I guess error handling is one of the major pain points in modern C++ writing. The official standpoint, as far as the language moderators are concerned, is to use exceptions to make it cleaner and safer. But, when big organizations as Google formally discourage exceptions in their coding guidelines, the decision is never easy. Truth be told, we have the same anti-exceptions convention at work. In my opinion, both forms can work well, and the most important thing here is to be consistent. Since I’m using the standard library, the code is susceptible to exceptions thrown from it, mostly bad_alloc . I didn’t want to wrap all my methods internally and translate allocation issues into ENOMEM, and I also wanted the ability to write RAII code.

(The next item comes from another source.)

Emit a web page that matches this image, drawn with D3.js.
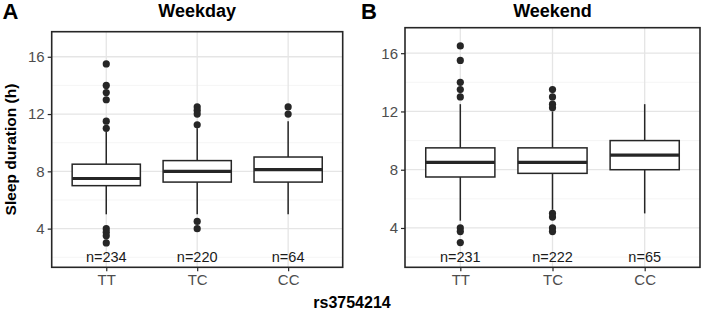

So instead, I decided to provide a consistent experience, hoping that when users call the library’s APIs, they are sensible enough to handle underlying exceptions as well.

What’s next

One of the harder decisions I had to make was: “What is the MVP?”

Every company know that this question is super important when first introducing new products and/or features to the market. If it’s too premature, customers simply won’t use it. If it’s too mature, there’s a high chance you invested a lot of work into extra features no one is going to use.

If you look at the code I published for v0.1.0 (the first, latest and only version available at this time), I decided to cover 80% of the most-interesting (my subjective view of course) files. And of course, some of those files were parsed to the bit resolution; such as capability masks from /proc/[pid]/status, whereas others are just a single string users can embed into their logs files, such as /proc/cmdline . I decided to see how people react to that before investing more time into it.

I do however have plenty of ideas in the pipeline, and I can only hope that this project gets some traction and I can put them into play.

That’s it, I hope this was an easy and interesting read. You can find the source code for this project on Github. I’ll be happy to hear you opinions, and even happier to know you are using it.